━━ Collected material

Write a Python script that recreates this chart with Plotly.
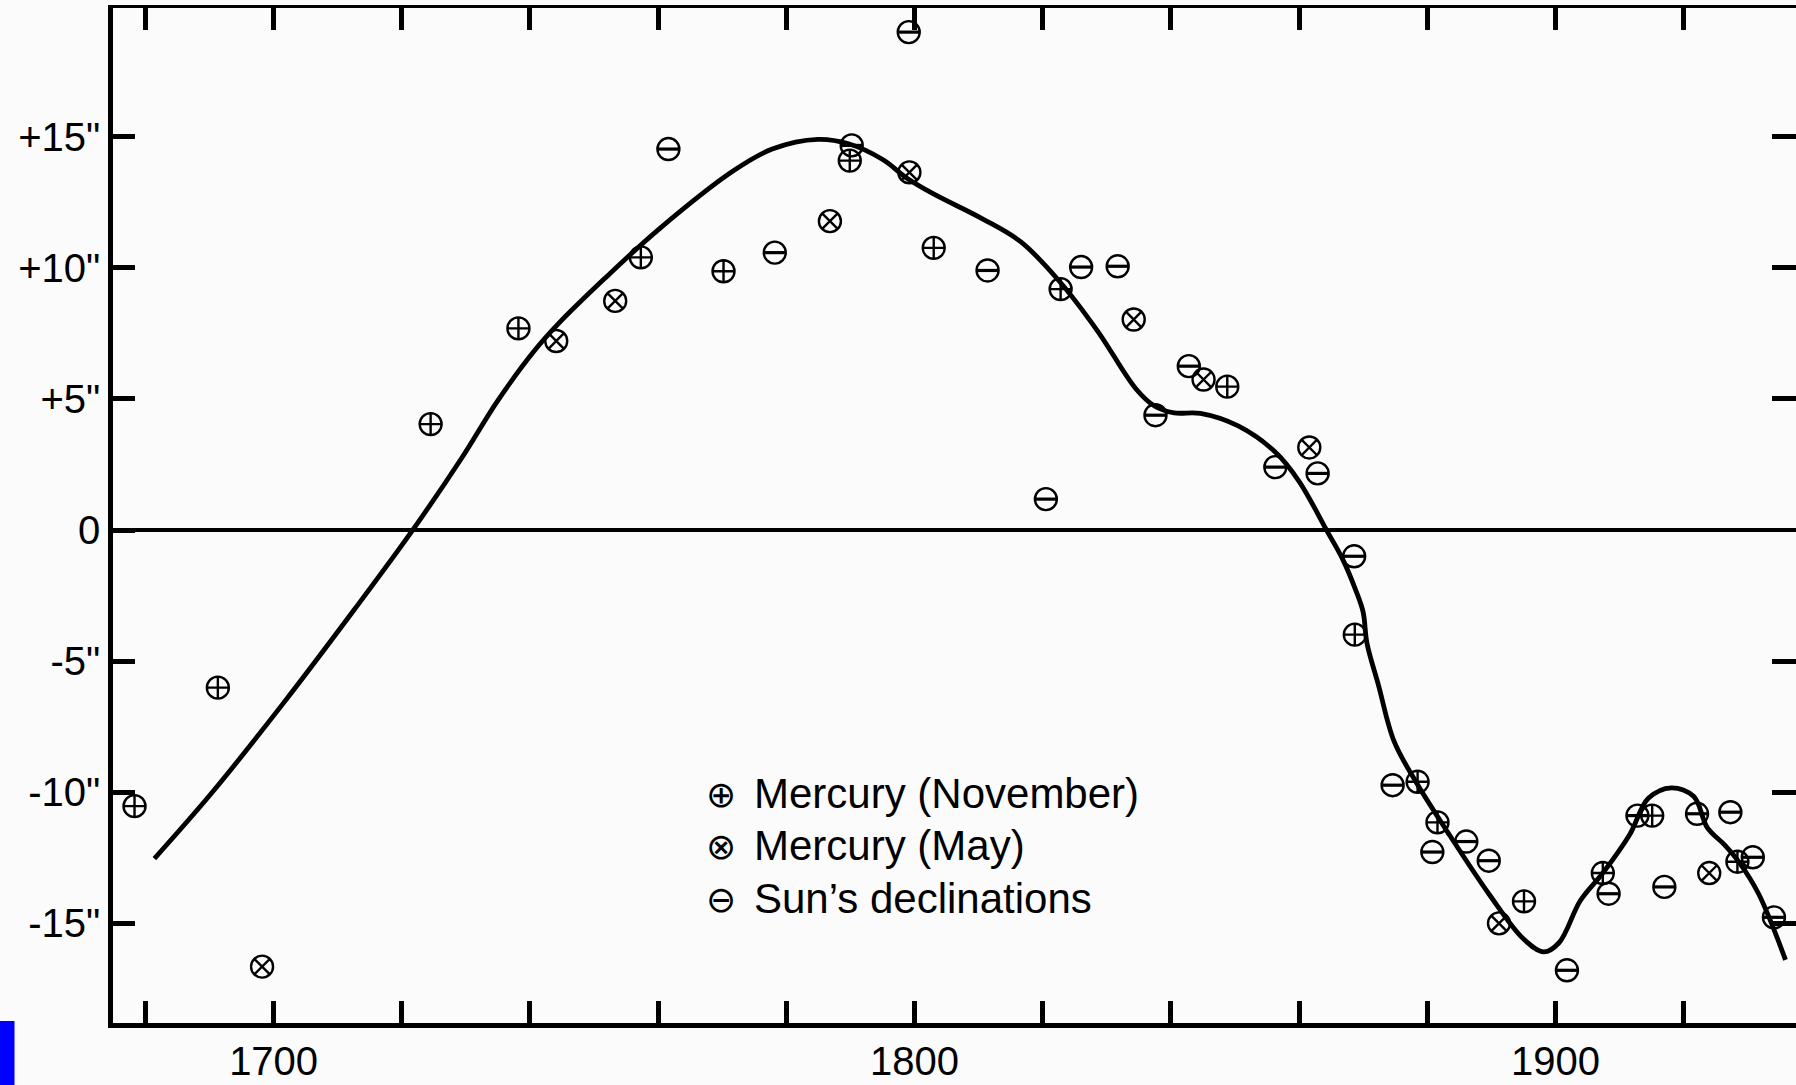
import plotly.graph_objects as go

# ---- data ----
nov_year = [1678.3, 1691.3, 1724.5, 1738.2, 1757.3, 1770.2, 1789.9, 1803.0, 1822.8,
            1848.8, 1868.7, 1878.5, 1881.6, 1895.1, 1907.4, 1915.1, 1928.4]
nov_val = [-10.53, -6.01, 4.04, 7.69, 10.40, 9.87, 14.09, 10.76, 9.19,
           5.47, -3.99, -9.60, -11.15, -14.16, -13.08, -10.89, -12.65]

may_year = [1698.2, 1744.1, 1753.3, 1786.8, 1799.2, 1834.2, 1845.1, 1861.6, 1891.2, 1924.0]
may_val = [-16.65, 7.21, 8.74, 11.78, 13.64, 8.03, 5.74, 3.15, -15.0, -13.08]

sun_year = [1761.6, 1778.2, 1790.2, 1799.1, 1811.4, 1820.5, 1826.0, 1831.7, 1837.6,
            1842.8, 1856.3, 1862.9, 1868.6, 1874.6, 1880.8, 1886.1, 1889.6, 1901.8,
            1908.3, 1912.8, 1917.0, 1922.1, 1927.3, 1930.8, 1934.1]
sun_val = [14.53, 10.58, 14.67, 18.99, 9.90, 1.18, 10.03, 10.06, 4.38,
           6.25, 2.40, 2.16, -1.0, -9.73, -12.28, -11.88, -12.61, -16.79,
           -13.87, -10.89, -13.61, -10.82, -10.76, -12.48, -14.77]

curve_year = [1681.4, 1690.3, 1701.5, 1712.6, 1721.5, 1729.3, 1734.9, 1740.5, 1744.4,
              1751.6, 1760.0, 1771.8, 1777.8, 1784.9, 1789.7, 1795.1, 1798.7, 1802.9,
              1810.6, 1816.6, 1822.6, 1828.6, 1834.5, 1837.5, 1840.5, 1844.6, 1850.5,
              1856.4, 1860.0, 1864.4, 1866.8, 1868.9, 1870.0, 1870.6, 1872.4, 1874.8,
              1878.3, 1883.1, 1889.6, 1895.0, 1898.2, 1900.6, 1903.9, 1907.4, 1911.6,
              1914.5, 1918.1, 1921.6, 1923.7, 1926.4, 1928.7, 1931.7, 1935.9]
curve_val = [-12.53, -10.04, -6.61, -3.03, -0.07, 2.73, 4.91, 6.78, 7.86,
             9.58, 11.45, 13.71, 14.53, 14.90, 14.73, 14.12, 13.44, 12.83,
             11.87, 10.99, 9.49, 7.58, 5.40, 4.72, 4.47, 4.45, 3.97,
             2.95, 1.86, -0.05, -1.11, -2.33, -3.13, -4.32, -5.92, -8.04,
             -9.63, -11.49, -13.87, -15.59, -16.09, -15.73, -14.13, -13.08, -11.61,
             -10.23, -9.83, -10.16, -11.35, -12.01, -12.68, -13.87, -16.39]

x_tick_vals = [1680, 1700, 1720, 1740, 1760, 1780, 1800, 1820, 1840, 1860, 1880, 1900, 1920]
x_tick_text = ["", "1700", "", "", "", "", "1800", "", "", "", "", "1900", ""]
y_tick_vals = [-15, -10, -5, 0, 5, 10, 15]
y_tick_text = ['-15"', '-10"', '-5"', '0', '+5"', '+10"', '+15"']
y_right_ticks = [-15, -10, -5, 5, 10, 15]

legend_labels = ["Mercury (November)", "Mercury (May)", "Sun\u2019s declinations"]
legend_symbols = ["\u2295", "\u2297", "\u2296"]

X_RANGE = [1674.94, 1937.54]
Y_RANGE = [-18.80, 19.91]

FONT = "Liberation Sans, Arial, Helvetica, sans-serif"
BG = "#fbfbfb"
MS = 22

fig = go.Figure()

fig.add_trace(go.Scatter(
    x=curve_year, y=curve_val, mode="lines",
    line=dict(color="black", width=4.8, shape="spline", smoothing=1.0),
    showlegend=False, hoverinfo="skip"))

fig.add_trace(go.Scatter(
    x=nov_year, y=nov_val, mode="markers", name=legend_labels[0],
    marker=dict(symbol="circle-cross-open", size=MS, color="black",
                line=dict(width=2.4, color="black")),
    showlegend=False))

fig.add_trace(go.Scatter(
    x=may_year, y=may_val, mode="markers", name=legend_labels[1],
    marker=dict(symbol="circle-x-open", size=MS, color="black",
                line=dict(width=2.4, color="black")),
    showlegend=False))

fig.add_trace(go.Scatter(
    x=sun_year, y=sun_val, mode="markers", name=legend_labels[2],
    marker=dict(symbol="circle-open", size=MS, color="black",
                line=dict(width=2.4, color="black")),
    showlegend=False))
fig.add_trace(go.Scatter(
    x=sun_year, y=sun_val, mode="markers", name=legend_labels[2],
    marker=dict(symbol="line-ew", size=MS / 1.4, color="black",
                line=dict(width=3.2, color="black")),
    showlegend=False, hoverinfo="skip"))

# helper trace for the mirrored (top / right) axes
fig.add_trace(go.Scatter(x=[None], y=[None], xaxis="x2", yaxis="y2",
                         showlegend=False, hoverinfo="skip"))

W, H = 1796, 1085
ML, MR, MT, MB = 113, 0, 8, 62
PW, PH = W - ML - MR, H - MT - MB

def px(xp):
    return (xp - ML) / PW

def py(yp):
    return (H - MB - yp) / PH

annotations = []
rows_y = [793.5, 845.5, 898.0]
for sym, lab, ry in zip(legend_symbols, legend_labels, rows_y):
    annotations.append(dict(
        xref="paper", yref="paper", x=px(721), y=py(ry + 1),
        xanchor="center", yanchor="middle", showarrow=False,
        text=sym, font=dict(family="DejaVu Sans", size=36, color="black")))
    annotations.append(dict(
        xref="paper", yref="paper", x=px(752), y=py(ry),
        xanchor="left", yanchor="middle", showarrow=False,
        text=lab, font=dict(family=FONT, size=42, color="black")))

axis_common = dict(showgrid=False, color="black", automargin=False)

fig.update_layout(
    template="none",
    width=W, height=H,
    margin=dict(l=ML, r=MR, t=MT, b=MB, pad=0),
    paper_bgcolor=BG, plot_bgcolor=BG,
    font=dict(family=FONT, size=40, color="black"),
    showlegend=False,
    xaxis=dict(range=X_RANGE, autorange=False, tickvals=x_tick_vals, ticktext=x_tick_text,
               ticks="inside", ticklen=22, tickwidth=4.5, tickcolor="black",
               showline=True, linewidth=4.5, linecolor="black", zeroline=False,
               tickfont=dict(size=40, family=FONT), ticklabelstandoff=-1,
               **axis_common),
    xaxis2=dict(range=X_RANGE, autorange=False, overlaying="x", side="top", anchor="y2",
                tickvals=x_tick_vals, showticklabels=False,
                ticks="inside", ticklen=22, tickwidth=4.5, tickcolor="black",
                showline=True, linewidth=3, linecolor="black", zeroline=False,
                **axis_common),
    yaxis=dict(range=Y_RANGE, autorange=False, tickvals=y_tick_vals, ticktext=y_tick_text,
               ticks="inside", ticklen=22, tickwidth=4.5, tickcolor="black",
               showline=True, linewidth=4.5, linecolor="black",
               zeroline=True, zerolinewidth=4, zerolinecolor="black",
               tickfont=dict(size=40, family=FONT), ticklabelstandoff=0,
               **axis_common),
    yaxis2=dict(range=Y_RANGE, autorange=False, overlaying="y", side="right", anchor="x2",
                tickvals=y_right_ticks, showticklabels=False,
                ticks="inside", ticklen=24, tickwidth=4.5, tickcolor="black",
                showline=False, zeroline=False, **axis_common),
    annotations=annotations,
    shapes=[dict(type="rect", xref="paper", yref="paper",
                 x0=px(0), x1=px(14.5), y0=py(1085), y1=py(1021),
                 fillcolor="#0000ff", line=dict(width=0), layer="above")],
)

fig.write_html(
    "out.html",
    config={"displayModeBar": False},
    post_script="document.body.style.margin='0px';document.body.style.overflow='hidden';",
)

━━━━

■ **Written exercise**
Extract the full listing exactly, with the pictures left out.

■ **Reply to the task**
Write a Python script that recreates this chart with Plotly.
import plotly.graph_objects as go

# ---- data ----
nov_year = [1678.3, 1691.3, 1724.5, 1738.2, 1757.3, 1770.2, 1789.9, 1803.0, 1822.8,
            1848.8, 1868.7, 1878.5, 1881.6, 1895.1, 1907.4, 1915.1, 1928.4]
nov_val = [-10.53, -6.01, 4.04, 7.69, 10.40, 9.87, 14.09, 10.76, 9.19,
           5.47, -3.99, -9.60, -11.15, -14.16, -13.08, -10.89, -12.65]

may_year = [1698.2, 1744.1, 1753.3, 1786.8, 1799.2, 1834.2, 1845.1, 1861.6, 1891.2, 1924.0]
may_val = [-16.65, 7.21, 8.74, 11.78, 13.64, 8.03, 5.74, 3.15, -15.0, -13.08]

sun_year = [1761.6, 1778.2, 1790.2, 1799.1, 1811.4, 1820.5, 1826.0, 1831.7, 1837.6,
            1842.8, 1856.3, 1862.9, 1868.6, 1874.6, 1880.8, 1886.1, 1889.6, 1901.8,
            1908.3, 1912.8, 1917.0, 1922.1, 1927.3, 1930.8, 1934.1]
sun_val = [14.53, 10.58, 14.67, 18.99, 9.90, 1.18, 10.03, 10.06, 4.38,
           6.25, 2.40, 2.16, -1.0, -9.73, -12.28, -11.88, -12.61, -16.79,
           -13.87, -10.89, -13.61, -10.82, -10.76, -12.48, -14.77]

curve_year = [1681.4, 1690.3, 1701.5, 1712.6, 1721.5, 1729.3, 1734.9, 1740.5, 1744.4,
              1751.6, 1760.0, 1771.8, 1777.8, 1784.9, 1789.7, 1795.1, 1798.7, 1802.9,
              1810.6, 1816.6, 1822.6, 1828.6, 1834.5, 1837.5, 1840.5, 1844.6, 1850.5,
              1856.4, 1860.0, 1864.4, 1866.8, 1868.9, 1870.0, 1870.6, 1872.4, 1874.8,
              1878.3, 1883.1, 1889.6, 1895.0, 1898.2, 1900.6, 1903.9, 1907.4, 1911.6,
              1914.5, 1918.1, 1921.6, 1923.7, 1926.4, 1928.7, 1931.7, 1935.9]
curve_val = [-12.53, -10.04, -6.61, -3.03, -0.07, 2.73, 4.91, 6.78, 7.86,
             9.58, 11.45, 13.71, 14.53, 14.90, 14.73, 14.12, 13.44, 12.83,
             11.87, 10.99, 9.49, 7.58, 5.40, 4.72, 4.47, 4.45, 3.97,
             2.95, 1.86, -0.05, -1.11, -2.33, -3.13, -4.32, -5.92, -8.04,
             -9.63, -11.49, -13.87, -15.59, -16.09, -15.73, -14.13, -13.08, -11.61,
             -10.23, -9.83, -10.16, -11.35, -12.01, -12.68, -13.87, -16.39]

x_tick_vals = [1680, 1700, 1720, 1740, 1760, 1780, 1800, 1820, 1840, 1860, 1880, 1900, 1920]
x_tick_text = ["", "1700", "", "", "", "", "1800", "", "", "", "", "1900", ""]
y_tick_vals = [-15, -10, -5, 0, 5, 10, 15]
y_tick_text = ['-15"', '-10"', '-5"', '0', '+5"', '+10"', '+15"']
y_right_ticks = [-15, -10, -5, 5, 10, 15]

legend_labels = ["Mercury (November)", "Mercury (May)", "Sun\u2019s declinations"]
legend_symbols = ["\u2295", "\u2297", "\u2296"]

X_RANGE = [1674.94, 1937.54]
Y_RANGE = [-18.80, 19.91]

FONT = "Liberation Sans, Arial, Helvetica, sans-serif"
BG = "#fbfbfb"
MS = 22

fig = go.Figure()

fig.add_trace(go.Scatter(
    x=curve_year, y=curve_val, mode="lines",
    line=dict(color="black", width=4.8, shape="spline", smoothing=1.0),
    showlegend=False, hoverinfo="skip"))

fig.add_trace(go.Scatter(
    x=nov_year, y=nov_val, mode="markers", name=legend_labels[0],
    marker=dict(symbol="circle-cross-open", size=MS, color="black",
                line=dict(width=2.4, color="black")),
    showlegend=False))

fig.add_trace(go.Scatter(
    x=may_year, y=may_val, mode="markers", name=legend_labels[1],
    marker=dict(symbol="circle-x-open", size=MS, color="black",
                line=dict(width=2.4, color="black")),
    showlegend=False))

fig.add_trace(go.Scatter(
    x=sun_year, y=sun_val, mode="markers", name=legend_labels[2],
    marker=dict(symbol="circle-open", size=MS, color="black",
                line=dict(width=2.4, color="black")),
    showlegend=False))
fig.add_trace(go.Scatter(
    x=sun_year, y=sun_val, mode="markers", name=legend_labels[2],
    marker=dict(symbol="line-ew", size=MS / 1.4, color="black",
                line=dict(width=3.2, color="black")),
    showlegend=False, hoverinfo="skip"))

# helper trace for the mirrored (top / right) axes
fig.add_trace(go.Scatter(x=[None], y=[None], xaxis="x2", yaxis="y2",
                         showlegend=False, hoverinfo="skip"))

W, H = 1796, 1085
ML, MR, MT, MB = 113, 0, 8, 62
PW, PH = W - ML - MR, H - MT - MB

def px(xp):
    return (xp - ML) / PW

def py(yp):
    return (H - MB - yp) / PH

annotations = []
rows_y = [793.5, 845.5, 898.0]
for sym, lab, ry in zip(legend_symbols, legend_labels, rows_y):
    annotations.append(dict(
        xref="paper", yref="paper", x=px(721), y=py(ry + 1),
        xanchor="center", yanchor="middle", showarrow=False,
        text=sym, font=dict(family="DejaVu Sans", size=36, color="black")))
    annotations.append(dict(
        xref="paper", yref="paper", x=px(752), y=py(ry),
        xanchor="left", yanchor="middle", showarrow=False,
        text=lab, font=dict(family=FONT, size=42, color="black")))

axis_common = dict(showgrid=False, color="black", automargin=False)

fig.update_layout(
    template="none",
    width=W, height=H,
    margin=dict(l=ML, r=MR, t=MT, b=MB, pad=0),
    paper_bgcolor=BG, plot_bgcolor=BG,
    font=dict(family=FONT, size=40, color="black"),
    showlegend=False,
    xaxis=dict(range=X_RANGE, autorange=False, tickvals=x_tick_vals, ticktext=x_tick_text,
               ticks="inside", ticklen=22, tickwidth=4.5, tickcolor="black",
               showline=True, linewidth=4.5, linecolor="black", zeroline=False,
               tickfont=dict(size=40, family=FONT), ticklabelstandoff=-1,
               **axis_common),
    xaxis2=dict(range=X_RANGE, autorange=False, overlaying="x", side="top", anchor="y2",
                tickvals=x_tick_vals, showticklabels=False,
                ticks="inside", ticklen=22, tickwidth=4.5, tickcolor="black",
                showline=True, linewidth=3, linecolor="black", zeroline=False,
                **axis_common),
    yaxis=dict(range=Y_RANGE, autorange=False, tickvals=y_tick_vals, ticktext=y_tick_text,
               ticks="inside", ticklen=22, tickwidth=4.5, tickcolor="black",
               showline=True, linewidth=4.5, linecolor="black",
               zeroline=True, zerolinewidth=4, zerolinecolor="black",
               tickfont=dict(size=40, family=FONT), ticklabelstandoff=0,
               **axis_common),
    yaxis2=dict(range=Y_RANGE, autorange=False, overlaying="y", side="right", anchor="x2",
                tickvals=y_right_ticks, showticklabels=False,
                ticks="inside", ticklen=24, tickwidth=4.5, tickcolor="black",
                showline=False, zeroline=False, **axis_common),
    annotations=annotations,
    shapes=[dict(type="rect", xref="paper", yref="paper",
                 x0=px(0), x1=px(14.5), y0=py(1085), y1=py(1021),
                 fillcolor="#0000ff", line=dict(width=0), layer="above")],
)

fig.write_html(
    "out.html",
    config={"displayModeBar": False},
    post_script="document.body.style.margin='0px';document.body.style.overflow='hidden';",
)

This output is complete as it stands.